Sen. Bernie Sanders (I-VT) announced that his campaign will limit staffer hours in order to pay $15 an hour in response to complaints from employees who accused his campaign of paying “poverty wages.”
Sanders spoke to the Des Moines Register on Friday and defended his campaign from recent rumblings of staffer complaints.
“I’m very proud to be the first presidential candidate to recognize a union and negotiate a union contract,” he told the Des Moines Register.
“And that contract was ratified by the employees of the campaign, and it not only provides pay of at least $15 an hour, it also provides, I think, the best health care benefits that any employer can provide for our field organizers,” he continued before addressing the internal strife within his campaign.
“It does bother me that people are going outside of the process and going to the media,” he explained. “That is really not acceptable. It is really not what labor negotiations are about, and it’s improper.”
Sanders ultimately plans to limit employee hours in order to address the issue.
The Des Moines Register reported:
Sanders said field organizers, who are the lowest-ranking members of a presidential campaign and are typically in their 20s, make $36,000 a year with 100% employer-paid health care, as well as paid vacation and sick leave.
For a staffer working 40 hours a week, that comes out to about $17 an hour. But 40-hour workweeks on presidential campaigns are rare. Sanders said the campaign will limit the number of hours staffers work to 42 or 43 each week to ensure they’re making the equivalent of $15 an hour.
Reports of internal strife surfaced last week after the Washington Post reported on a letter drafted by union members to Sanders’ campaign manager Faiz Shakir. The letter states that staffers “cannot be expected to build the largest grassroots organizing program in American history while making poverty wages.”
“Given our campaign’s commitment to fighting for a living wage of at least $15.00 an hour, we believe it is only fair that the campaign would carry through this commitment to its own field team,” the letter added.

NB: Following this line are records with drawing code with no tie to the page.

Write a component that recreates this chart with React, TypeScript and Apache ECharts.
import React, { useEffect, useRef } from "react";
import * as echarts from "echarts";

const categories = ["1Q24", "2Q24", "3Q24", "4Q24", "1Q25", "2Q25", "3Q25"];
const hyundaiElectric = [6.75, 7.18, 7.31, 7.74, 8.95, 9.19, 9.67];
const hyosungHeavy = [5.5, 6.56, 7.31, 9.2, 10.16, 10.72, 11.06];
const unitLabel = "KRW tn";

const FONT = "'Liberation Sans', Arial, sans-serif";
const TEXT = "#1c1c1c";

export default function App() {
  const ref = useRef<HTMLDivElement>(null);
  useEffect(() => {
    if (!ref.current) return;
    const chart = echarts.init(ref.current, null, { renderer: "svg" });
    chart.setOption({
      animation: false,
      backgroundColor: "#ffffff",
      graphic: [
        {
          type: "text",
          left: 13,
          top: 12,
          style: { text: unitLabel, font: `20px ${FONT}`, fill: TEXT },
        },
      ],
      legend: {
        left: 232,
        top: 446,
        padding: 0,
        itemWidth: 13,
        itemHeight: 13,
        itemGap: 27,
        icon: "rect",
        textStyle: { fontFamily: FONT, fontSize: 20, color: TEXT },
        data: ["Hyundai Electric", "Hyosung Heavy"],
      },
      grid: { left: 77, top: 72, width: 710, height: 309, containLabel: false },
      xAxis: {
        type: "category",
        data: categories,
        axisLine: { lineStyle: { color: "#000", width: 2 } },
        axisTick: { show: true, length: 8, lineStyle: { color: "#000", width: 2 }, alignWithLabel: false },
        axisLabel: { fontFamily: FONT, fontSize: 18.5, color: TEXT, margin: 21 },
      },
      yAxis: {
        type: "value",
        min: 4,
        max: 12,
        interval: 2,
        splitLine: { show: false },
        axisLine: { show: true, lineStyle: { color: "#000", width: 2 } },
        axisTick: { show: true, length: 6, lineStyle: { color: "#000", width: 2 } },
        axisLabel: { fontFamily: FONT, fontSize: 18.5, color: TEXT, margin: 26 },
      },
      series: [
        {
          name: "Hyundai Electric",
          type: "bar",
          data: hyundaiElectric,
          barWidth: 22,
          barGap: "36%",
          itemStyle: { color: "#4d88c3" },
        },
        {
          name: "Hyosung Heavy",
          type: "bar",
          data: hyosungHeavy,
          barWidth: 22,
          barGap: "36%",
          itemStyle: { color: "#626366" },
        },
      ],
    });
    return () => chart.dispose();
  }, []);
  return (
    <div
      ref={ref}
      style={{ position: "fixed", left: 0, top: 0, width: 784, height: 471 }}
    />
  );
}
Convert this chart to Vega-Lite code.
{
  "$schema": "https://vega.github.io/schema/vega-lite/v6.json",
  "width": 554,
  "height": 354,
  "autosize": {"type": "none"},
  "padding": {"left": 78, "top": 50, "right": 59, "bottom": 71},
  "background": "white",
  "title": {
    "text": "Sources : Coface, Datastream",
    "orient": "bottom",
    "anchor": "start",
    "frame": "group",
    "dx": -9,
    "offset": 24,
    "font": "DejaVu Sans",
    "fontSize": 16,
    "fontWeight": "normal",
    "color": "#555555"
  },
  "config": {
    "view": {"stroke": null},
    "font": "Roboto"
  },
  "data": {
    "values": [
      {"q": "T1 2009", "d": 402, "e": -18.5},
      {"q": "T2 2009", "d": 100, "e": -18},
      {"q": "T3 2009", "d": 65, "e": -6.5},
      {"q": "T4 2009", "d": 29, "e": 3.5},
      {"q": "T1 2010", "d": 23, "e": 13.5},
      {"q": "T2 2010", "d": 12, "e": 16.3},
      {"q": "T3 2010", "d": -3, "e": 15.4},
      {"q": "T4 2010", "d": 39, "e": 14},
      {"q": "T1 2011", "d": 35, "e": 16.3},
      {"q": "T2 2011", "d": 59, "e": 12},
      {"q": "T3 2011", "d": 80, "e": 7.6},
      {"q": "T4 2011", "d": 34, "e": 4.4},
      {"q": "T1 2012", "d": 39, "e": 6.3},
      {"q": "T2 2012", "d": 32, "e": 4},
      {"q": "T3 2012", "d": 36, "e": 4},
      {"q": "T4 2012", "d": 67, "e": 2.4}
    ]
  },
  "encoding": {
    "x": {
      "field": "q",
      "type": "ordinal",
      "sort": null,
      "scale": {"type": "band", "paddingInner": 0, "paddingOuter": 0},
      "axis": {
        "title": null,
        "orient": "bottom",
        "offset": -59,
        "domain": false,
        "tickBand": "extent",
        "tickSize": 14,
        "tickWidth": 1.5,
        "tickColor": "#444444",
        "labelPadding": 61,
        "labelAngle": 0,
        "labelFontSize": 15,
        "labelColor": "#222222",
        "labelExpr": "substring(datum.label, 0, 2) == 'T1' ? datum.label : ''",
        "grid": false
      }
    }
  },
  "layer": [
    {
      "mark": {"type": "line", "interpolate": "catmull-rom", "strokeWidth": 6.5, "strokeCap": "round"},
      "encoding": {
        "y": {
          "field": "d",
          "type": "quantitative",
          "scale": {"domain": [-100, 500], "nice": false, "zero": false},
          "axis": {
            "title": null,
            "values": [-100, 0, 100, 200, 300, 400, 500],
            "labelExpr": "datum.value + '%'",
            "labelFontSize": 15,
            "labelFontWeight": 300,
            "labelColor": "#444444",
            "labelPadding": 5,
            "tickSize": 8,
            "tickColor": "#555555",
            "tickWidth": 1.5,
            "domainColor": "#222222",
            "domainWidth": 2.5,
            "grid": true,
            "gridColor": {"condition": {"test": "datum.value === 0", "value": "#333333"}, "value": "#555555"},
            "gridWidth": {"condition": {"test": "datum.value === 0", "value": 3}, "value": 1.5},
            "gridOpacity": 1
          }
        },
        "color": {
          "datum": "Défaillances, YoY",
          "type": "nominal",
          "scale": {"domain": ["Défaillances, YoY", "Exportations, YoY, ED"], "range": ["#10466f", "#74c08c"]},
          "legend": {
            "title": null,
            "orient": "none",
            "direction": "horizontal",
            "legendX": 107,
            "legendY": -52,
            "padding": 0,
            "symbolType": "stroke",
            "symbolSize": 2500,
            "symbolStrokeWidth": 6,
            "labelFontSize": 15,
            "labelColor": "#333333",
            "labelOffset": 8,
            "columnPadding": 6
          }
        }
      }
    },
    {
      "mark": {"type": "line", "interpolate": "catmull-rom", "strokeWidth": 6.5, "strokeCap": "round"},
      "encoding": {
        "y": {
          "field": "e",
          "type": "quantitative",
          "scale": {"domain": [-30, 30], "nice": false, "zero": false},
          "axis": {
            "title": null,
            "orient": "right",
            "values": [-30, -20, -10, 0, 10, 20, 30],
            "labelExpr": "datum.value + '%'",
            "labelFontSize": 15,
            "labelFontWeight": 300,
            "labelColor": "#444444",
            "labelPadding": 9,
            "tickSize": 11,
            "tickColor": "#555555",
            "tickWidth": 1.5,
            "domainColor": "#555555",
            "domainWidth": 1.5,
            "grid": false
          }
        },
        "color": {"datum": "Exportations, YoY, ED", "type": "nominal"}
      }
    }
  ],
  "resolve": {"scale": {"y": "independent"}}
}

As the Washington Post reported:
A draft letter union members earlier had prepared to send Shakir as soon as this week said that the field organizers “cannot be expected to build the largest grassroots organizing program in American history while making poverty wages. Given our campaign’s commitment to fighting for a living wage of at least $15.00 an hour, we believe it is only fair that the campaign would carry through this commitment to its own field team.”
The draft letter estimated that field organizers were working 60 hours per week at minimum, dropping their average hourly pay to less than $13. It said that “many field staffers are barely managing to survive financially, which is severely impacting our team’s productivity and morale. Some field organizers have already left the campaign as a result.”
Sanders is a long-held champion of a federally-mandated $15 minimum wage and has stiff-armed reports that suggest it would hurt the economy.
A $15 hourly minimum wage could cost up to 3.7 million workers their job, according to a Congressional Budget Office report released earlier in July. However, “CBO’s median estimate for job losses is 1.3 million,” Breitbart News reported.
The CBO also found that raising the minimum wage to $15 could result in higher consumer prices and “slightly shrink the country’s economic output by reducing capital investment.”